Para no extenderme hasta el infinito e ir terminando, si las barreras de potencial y los efectos túnel cuánticos no sirven; si las nanoparedes no parecen solucionar el problema; si la conversión de materia en radiación electromagnética de muy alta frecuencia tan sólo justifica parcialmente determinados fenómenos cuasiparanormales y si, por último, los seres inmateriales pierden su cacareada inmaterialidad ante las leyes básicas de la física conocida, ¿qué solución nos queda? ¿El acceso o paso a una dimensión espacial superior? ¿La cuarta dimensión? ¿Os acordáis de lo que le acontecía a Gottfried Plattner, el profesor de química protagonista del relato de H.G. Wells? Durante uno de sus experimentos en presencia de sus alumnos, desapareció repentinamente durante nueve días. Al regresar, sus rasgos anatómicos se habían invertido de derecha a izquierda y viceversa. Había sido testigo de acontecimientos increíbles y asombrosos, como presenciar su cuerpo, mientras este era atravesado por algunos de sus estudiantes, o como ver sin ser visto. ¿Qué le había sucedido? ¿Había quedado atrapado en la cuarta dimensión durante todo aquel tiempo, nueve largos días?

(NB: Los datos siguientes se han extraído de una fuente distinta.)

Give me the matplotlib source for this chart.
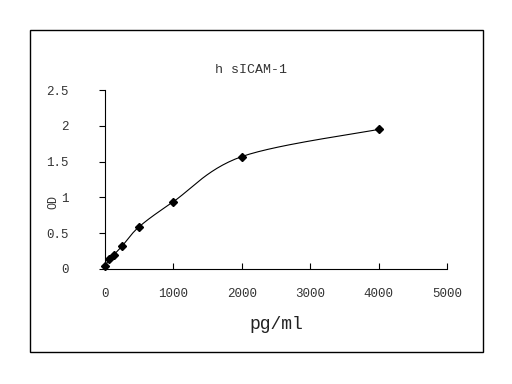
import numpy as np
import matplotlib.pyplot as plt
from matplotlib.patches import Rectangle

conc = [0, 62.5, 125, 250, 500, 1000, 2000, 4000]
od = [0.035, 0.14, 0.195, 0.32, 0.59, 0.94, 1.57, 1.95]
xticks = [0, 1000, 2000, 3000, 4000, 5000]
yticks = [0, 0.5, 1, 1.5, 2, 2.5]
ytick_labels = ['0', '0.5', '1', '1.5', '2', '2.5']


def smooth(x, y, xr, yr, n=30):
    # catmull-rom like the spreadsheet smoothed line, done in scaled space
    p = np.column_stack([np.asarray(x) / xr, np.asarray(y) / yr])
    out = [p[0]]
    for i in range(len(p) - 1):
        p0 = p[i - 1] if i > 0 else p[i]
        p1, p2 = p[i], p[i + 1]
        p3 = p[i + 2] if i + 2 < len(p) else p[i + 1]
        c1 = p1 + (p2 - p0) / 6
        c2 = p2 - (p3 - p1) / 6
        t = np.linspace(0, 1, n)[1:, None]
        seg = (1 - t) ** 3 * p1 + 3 * (1 - t) ** 2 * t * c1 + 3 * (1 - t) * t ** 2 * c2 + t ** 3 * p2
        out.extend(seg)
    out = np.array(out)
    return out[:, 0] * xr, out[:, 1] * yr


fig = plt.figure(figsize=(5.12, 3.84), dpi=100)
fig.patches.append(Rectangle((0.0586, 0.0833), 0.885, 0.8385, transform=fig.transFigure,
                             fill=False, edgecolor='black', linewidth=1))
ax = fig.add_axes([0.205, 0.2995, 0.668, 0.4661])

sx, sy = smooth(conc, od, 5000, 2.5)
ax.plot(sx, sy, color='black', linewidth=0.8)
ax.plot(conc, od, linestyle='none', marker='D', markersize=4, color='black', clip_on=False)

ax.set_xlim(0, 5000)
ax.set_ylim(0, 2.5)
ax.set_xticks(xticks)
ax.set_yticks(yticks)
ax.set_yticklabels(ytick_labels)
ax.spines['top'].set_visible(False)
ax.spines['right'].set_visible(False)
ax.tick_params(axis='x', direction='in', length=4, pad=14, labelsize=9)
ax.tick_params(axis='y', direction='out', length=4, pad=22, labelsize=9)
for lab in ax.get_xticklabels() + ax.get_yticklabels():
    lab.set_family('Liberation Mono')
    lab.set_color('#333333')

fig.text(0.49, 0.818, 'h sICAM-1', ha='center', va='center', fontsize=9.5,
         family='Liberation Mono', color='#333333')
fig.text(0.105, 0.474, 'OD', ha='center', va='center', rotation=90, fontsize=8.5,
         family='Liberation Mono', color='#333333')
fig.text(0.539, 0.154, 'pg/ml', ha='center', va='center', fontsize=13,
         family='Liberation Mono', color='#222222')

fig.savefig('out.png', dpi=100)
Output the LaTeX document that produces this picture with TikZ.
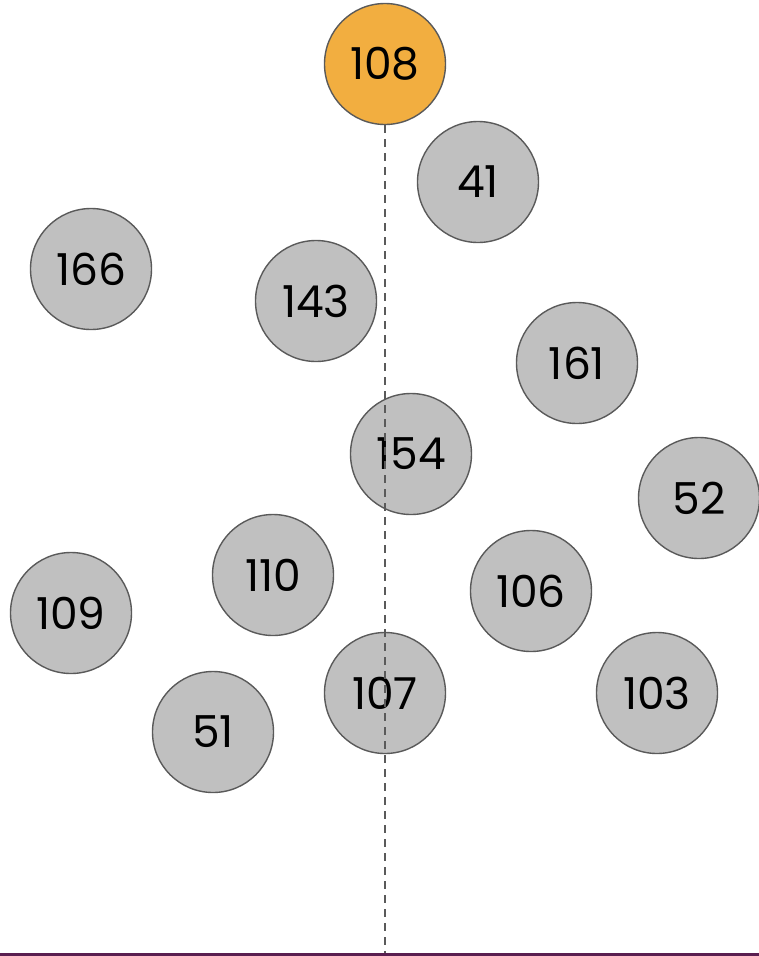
\documentclass[tikz,border=0pt]{standalone}
\usepackage{fontspec}
\setmainfont{Poppins}
\definecolor{nodegray}{HTML}{C0C0C0}
\definecolor{nodeorange}{HTML}{F2AE40}
\definecolor{edgegray}{HTML}{5A5A5A}
\definecolor{basepurple}{HTML}{5A1E50}
\begin{document}
\begin{tikzpicture}[x=1pt,y=-1pt,
  ball/.style={circle,draw=edgegray,line width=1.4pt,fill=nodegray,minimum size=121pt,inner sep=0pt,font=\fontsize{44}{44}\selectfont},
  rootball/.style={ball,fill=nodeorange},
  axis/.style={draw=edgegray,line width=1.6pt,dash pattern=on 7.5pt off 6.5pt}]
\useasboundingbox (0,0) rectangle (759,956);
\node[rootball] (n108) at (385,64) {108};
\node[ball] (n41) at (478,182) {41};
\node[ball] (n166) at (91,269) {166};
\node[ball] (n143) at (316,301) {143};
\node[ball] (n161) at (577,363) {161};
\node[ball] (n154) at (411,454) {154};
\node[ball] (n52) at (699,498) {52};
\node[ball] (n110) at (273,575) {110};
\node[ball] (n106) at (531,591) {106};
\node[ball] (n109) at (71,613) {109};
\node[ball] (n107) at (385,693) {107};
\node[ball] (n103) at (657,693) {103};
\node[ball] (n51) at (213,732) {51};
\coordinate (bottom) at (385,953);
\draw[axis] (n108.south) -- (bottom);
\fill[basepurple] (0,952.5) rectangle (759,956);
\end{tikzpicture}
\end{document}
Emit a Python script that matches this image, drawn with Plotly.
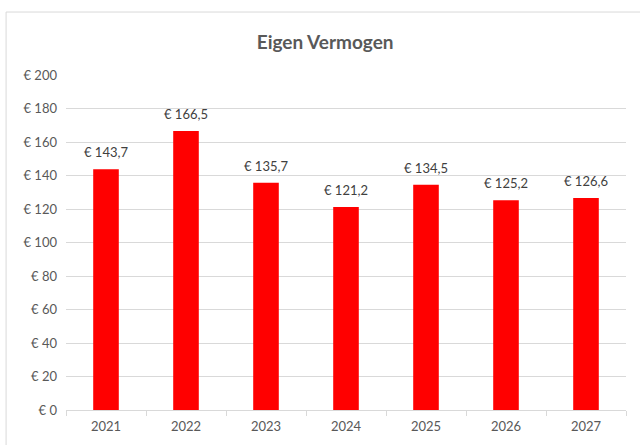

¿Qué podría contarnos sobre su fantástica experiencia un ser que procediese de una dimensión superior a la nuestra? Para responder esta pregunta, resulta muy gráfico pensar en dos dimensiones. Imaginad que existiese un planeta parecido al que describe Hal Clement en su novela Misión de gravedad (Mission of Gravity, 1954), con un campo gravitatorio en la superficie tan intenso que todos sus habitantes fuesen animales muy largos y aplastados, semejantes a gusanos aplanados. Para estos seres la tercera dimensión sería prácticamente una fantasía, una idea, como poco, extravagante y producto de la loca imaginación de algunos científicos chiflados. Pues bien, los gusanos planos, es decir, bidimensionales, quedarían completamente perplejos ante fenómenos como los protagonizados por Scott Nelson o Kitty Pryde. Veamos. Suponed que los gusanos viven en guaridas planas en forma de hexágono. La única manera que tienen de salir o entrar en su hogar es abriendo una de las seis paredes de las que consta. ¿Qué ocurriría si un ser humano y, por tanto, tridimensional, cogiese en su mano a uno de estos gusanos en su guarida (con todas las puertas cerradas), lo acercase hasta tocar una de las paredes y, a continuación, lo levantase por el aire, sacándolo de allí y volviendo a depositarlo al lado de la misma pared, pero ahora por la parte exterior de la casa? Su gusano-esposa, totalmente ajena a lo que llamamos tercera dimensión, habría observado cómo su gusano-marido desaparecía del domicilio conyugal, haciendo acto de presencia por el lado de fuera, dando la sensación de haber atravesado la pared como hace un cuchillo al penetrar en la mantequilla. Y no solamente eso, suponiendo que estos gusanos bidimensionales tuviesen corazón, y lo tuviesen en el lado izquierdo de su tórax, y suponiendo que el ser humano que lo transportó por la tercera dimensión espacial le diese intencionada o equivocadamente la vuelta por el aire para depositarlo al otro lado de la pared, ¿dónde estaría ahora situado el corazón del gusano? ¿No aparecería, extraña y misteriosamente, en el lado derecho del pecho? Entonces, si Plattner es un hombre tridimensional y existiese una cuarta dimensión o seres suprahumanos tetradimensionales, ¿qué sucedería?